A lesser man might have been ruined by this sudden vault into wealthy esteem. But not Haggard. He was decent, temperate, hard-working, with a humble opinion of his talents, something of a social conscience and a firm belief in the mores of his age, although, as the author points out, his reputation for jingoistic imperialism is unjustified. He was, in fact, a gentleman. Though there were complaints — that he was flashy and vulgar and, less seriously, that he was a plagiarist (which, on the author's evidence, it seems he was) — he had concocted a flop-proof recipe that was to last until he died, tired out and knighted, in 1925.

The author gives the recipe when describing Maiwa's Revenge: 'several hunting adventures, a beautiful native girl, a missing white hunter, a battle between two African tribes, and, predictably, a severed limb.' Thread these together in a suitably digestible prose, add a touch here and there of manly comradeship (very popular at the time — Kipling, Henty, J. K. Jerome, Conan Doyle, Horning), a dash of exotic description and there you have it — a Salammbo for the damp soul of a housemaid or butcher's boy. Occasionally he strayed and there were excursions into history, allegory and domestic drama. But at his most typical, Haggard's unrequited love of Lilly and his steamy memories of native girls are released in smouldering portraits of imperious, dark heroines with — a 'master-stroke' the author calls this — white features and, as in She, a death in flames 'in case her eroticism had been too appealing'. It's an Alma-Tadema subject painted by Frank Brangwyn. At the same time there's hint enough of a whispered sado-masochism that would not have been out of place in The Yellow Book or in a drawing by a disciple of Beardsley. Both sides of the coin come together in thrilling yarns that earned Haggard nearly £11,000 in 1887. 1 feel that this historically represen tative side of Haggard's fiction — the symbolic significance and allusive power of his ingredients — has not been fully enough explored by the author. He comments on it sporadically but fails to reach any conclusion as to why it made for Haggard's phenomenal success.

It was a success that — decent fellow that he was — rapidly bored him. Increasingly the machine took over the output of novels and the real Haggard interested himself elsewhere. He tried politics but soon gave it up for doing good — sitting on committees, making reports on agricultural reform (and writing, by the way, a delightful diary, A Farmer's Year). He was much liked, though found to be reserved (disliked talking about his books), conscientious, with irons in innumerable fires, an Edwardian gentleman of enormous respectability — trim beard, a buttonhole, a faithful dog at his heel.

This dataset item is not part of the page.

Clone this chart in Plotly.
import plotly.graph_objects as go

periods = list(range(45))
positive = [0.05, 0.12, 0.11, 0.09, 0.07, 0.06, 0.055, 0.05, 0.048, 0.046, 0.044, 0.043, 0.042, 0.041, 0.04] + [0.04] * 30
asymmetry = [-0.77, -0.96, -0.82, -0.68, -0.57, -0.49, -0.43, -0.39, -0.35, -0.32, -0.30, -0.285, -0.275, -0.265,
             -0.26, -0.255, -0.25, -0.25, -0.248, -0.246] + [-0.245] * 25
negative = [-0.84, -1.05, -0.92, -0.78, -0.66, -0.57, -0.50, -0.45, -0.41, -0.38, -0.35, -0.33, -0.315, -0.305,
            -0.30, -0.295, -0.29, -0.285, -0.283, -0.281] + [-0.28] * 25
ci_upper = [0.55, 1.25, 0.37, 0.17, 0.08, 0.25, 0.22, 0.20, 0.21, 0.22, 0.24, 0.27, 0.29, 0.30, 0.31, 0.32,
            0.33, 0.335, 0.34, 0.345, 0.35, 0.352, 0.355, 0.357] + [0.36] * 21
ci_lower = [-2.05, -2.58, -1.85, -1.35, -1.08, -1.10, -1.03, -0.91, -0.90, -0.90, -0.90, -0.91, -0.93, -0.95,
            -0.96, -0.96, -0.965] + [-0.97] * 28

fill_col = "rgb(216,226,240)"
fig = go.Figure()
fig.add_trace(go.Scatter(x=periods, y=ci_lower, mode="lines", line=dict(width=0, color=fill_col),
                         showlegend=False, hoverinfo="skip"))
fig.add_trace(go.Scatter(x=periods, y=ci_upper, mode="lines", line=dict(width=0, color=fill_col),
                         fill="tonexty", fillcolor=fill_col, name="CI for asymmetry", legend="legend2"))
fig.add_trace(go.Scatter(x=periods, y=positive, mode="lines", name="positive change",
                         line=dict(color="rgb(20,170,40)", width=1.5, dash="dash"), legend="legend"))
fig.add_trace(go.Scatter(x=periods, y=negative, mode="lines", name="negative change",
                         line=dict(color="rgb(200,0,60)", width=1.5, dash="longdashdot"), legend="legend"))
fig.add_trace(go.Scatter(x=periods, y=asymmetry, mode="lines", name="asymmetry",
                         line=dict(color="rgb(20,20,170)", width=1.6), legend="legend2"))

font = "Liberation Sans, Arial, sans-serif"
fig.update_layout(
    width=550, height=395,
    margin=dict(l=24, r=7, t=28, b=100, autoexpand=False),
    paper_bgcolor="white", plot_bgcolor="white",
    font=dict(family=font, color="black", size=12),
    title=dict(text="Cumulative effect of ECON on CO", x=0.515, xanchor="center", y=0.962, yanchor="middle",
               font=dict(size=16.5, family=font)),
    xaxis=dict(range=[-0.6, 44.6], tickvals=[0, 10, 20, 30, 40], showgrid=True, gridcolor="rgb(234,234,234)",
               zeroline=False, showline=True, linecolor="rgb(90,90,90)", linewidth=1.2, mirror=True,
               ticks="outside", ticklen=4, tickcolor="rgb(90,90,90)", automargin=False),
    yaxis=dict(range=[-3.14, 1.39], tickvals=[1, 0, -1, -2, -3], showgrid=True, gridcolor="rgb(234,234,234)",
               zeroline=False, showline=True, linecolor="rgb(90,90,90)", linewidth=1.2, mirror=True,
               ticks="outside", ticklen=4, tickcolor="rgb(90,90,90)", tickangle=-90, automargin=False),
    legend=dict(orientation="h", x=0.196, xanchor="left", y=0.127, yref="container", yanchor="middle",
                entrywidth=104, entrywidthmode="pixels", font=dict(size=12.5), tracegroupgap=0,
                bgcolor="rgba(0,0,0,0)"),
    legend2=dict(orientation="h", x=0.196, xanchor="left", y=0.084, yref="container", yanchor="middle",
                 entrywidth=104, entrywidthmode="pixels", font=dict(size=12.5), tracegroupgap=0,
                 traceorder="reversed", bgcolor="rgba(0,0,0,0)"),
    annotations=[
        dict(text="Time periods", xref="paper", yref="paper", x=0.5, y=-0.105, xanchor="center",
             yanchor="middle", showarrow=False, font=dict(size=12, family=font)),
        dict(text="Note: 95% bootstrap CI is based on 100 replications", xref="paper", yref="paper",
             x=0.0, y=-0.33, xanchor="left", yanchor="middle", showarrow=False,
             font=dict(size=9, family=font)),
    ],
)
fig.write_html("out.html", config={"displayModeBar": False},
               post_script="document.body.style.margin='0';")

But he was plagued by the idea of death, shattered by that of his young and only son Jock, by the deaths of friends and the horrible decline of the now widowed Lilly (with whom he had kept in touch), dying of syphilis in the Red House at Aldeburgh — 'Malicious Angel! who still dost My soul such subtle violence!' — he would have endorsed Lionel Johnson's lines.

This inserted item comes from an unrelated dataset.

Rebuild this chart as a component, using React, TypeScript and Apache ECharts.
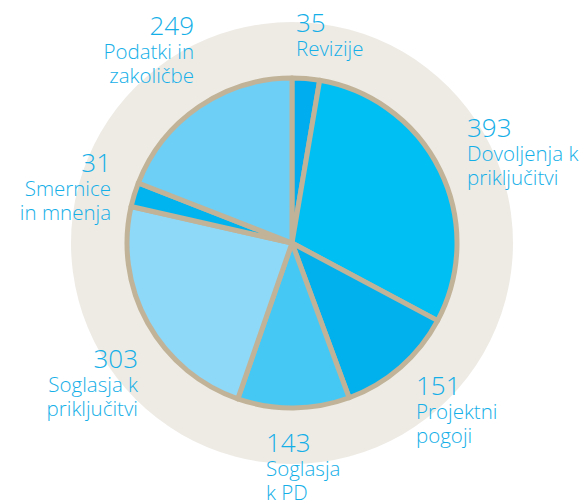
import React, { useEffect, useRef } from "react";
import * as echarts from "echarts";

const categories = [
  "Revizije",
  "Dovoljenja k priključitvi",
  "Projektni pogoji",
  "Soglasja k PD",
  "Soglasja k priključitvi",
  "Smernice in mnenja",
  "Podatki in zakoličbe",
];
const labelText = [
  "Revizije",
  "Dovoljenja k\npriključitvi",
  "Projektni\npogoji",
  "Soglasja\nk PD",
  "Soglasja k\npriključitvi",
  "Smernice\nin mnenja",
  "Podatki in\nzakoličbe",
];
const values = [35, 393, 151, 143, 303, 31, 249];
const colors = ["#00aeef", "#00bff3", "#00b1ee", "#45c9f4", "#8ed8f8", "#00b4ef", "#6dcff6"];
// label anchor: [x, top y, align]
const labelPos: [number, number, string][] = [
  [296, 8, "left"],
  [467, 113, "left"],
  [416, 371, "left"],
  [266, 428, "left"],
  [138, 344, "right"],
  [111, 148, "right"],
  [194, 11, "right"],
];

export default function App() {
  const ref = useRef<HTMLDivElement>(null);
  useEffect(() => {
    const chart = echarts.init(ref.current!, undefined, { renderer: "svg" });
    chart.setOption({
      animation: false,
      series: [
        {
          type: "pie",
          silent: true,
          center: [292, 243],
          radius: 221,
          z: 1,
          label: { show: false },
          labelLine: { show: false },
          itemStyle: { color: "#eeebe5" },
          data: [{ value: 1, name: "bg" }],
        },
        {
          type: "pie",
          z: 2,
          center: [292, 243],
          radius: 165,
          startAngle: 90,
          clockwise: true,
          itemStyle: { borderColor: "#c0b398", borderWidth: 5 },
          labelLine: { show: false },
          label: {
            show: true,
            position: "outside",
            overflow: "none",
            width: 200,
            formatter: (p: any) => `{v|${p.value}}\n{n|${labelText[p.dataIndex]}}`,
            rich: {
              v: { fontSize: 26, lineHeight: 28, color: "#15afe8", fontFamily: "Open Sans", fontWeight: 300 },
              n: { fontSize: 20.5, lineHeight: 24, color: "#15afe8", fontFamily: "Open Sans", fontWeight: 300 },
            },
          },
          labelLayout: (p: any) => {
            const pos = labelPos[p.dataIndex];
            return { x: pos[0], y: pos[1], align: pos[2], verticalAlign: "top" };
          },
          data: categories.map((c, i) => ({
            name: c,
            value: values[i],
            itemStyle: { color: colors[i] },
          })),
        },
      ],
    });
    return () => chart.dispose();
  }, []);
  return (
    <div
      ref={ref}
      style={{ position: "fixed", left: 0, top: 0, width: 588, height: 501, background: "#ffffff" }}
    />
  );
}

Parts of this book are exceptionally interesting, especially Haggard's relations with his publisher, his agent and the reading public. There is something reassuring about the number of books sold, author's payments (immeasurably increased with the coming of films), the details of his contracts. In fact, looking back, they are really the only interesting thing, for there's not much else to hold one at the sight of a decent English chap forced to bring rabbit after rabbit from his well-brushed hat.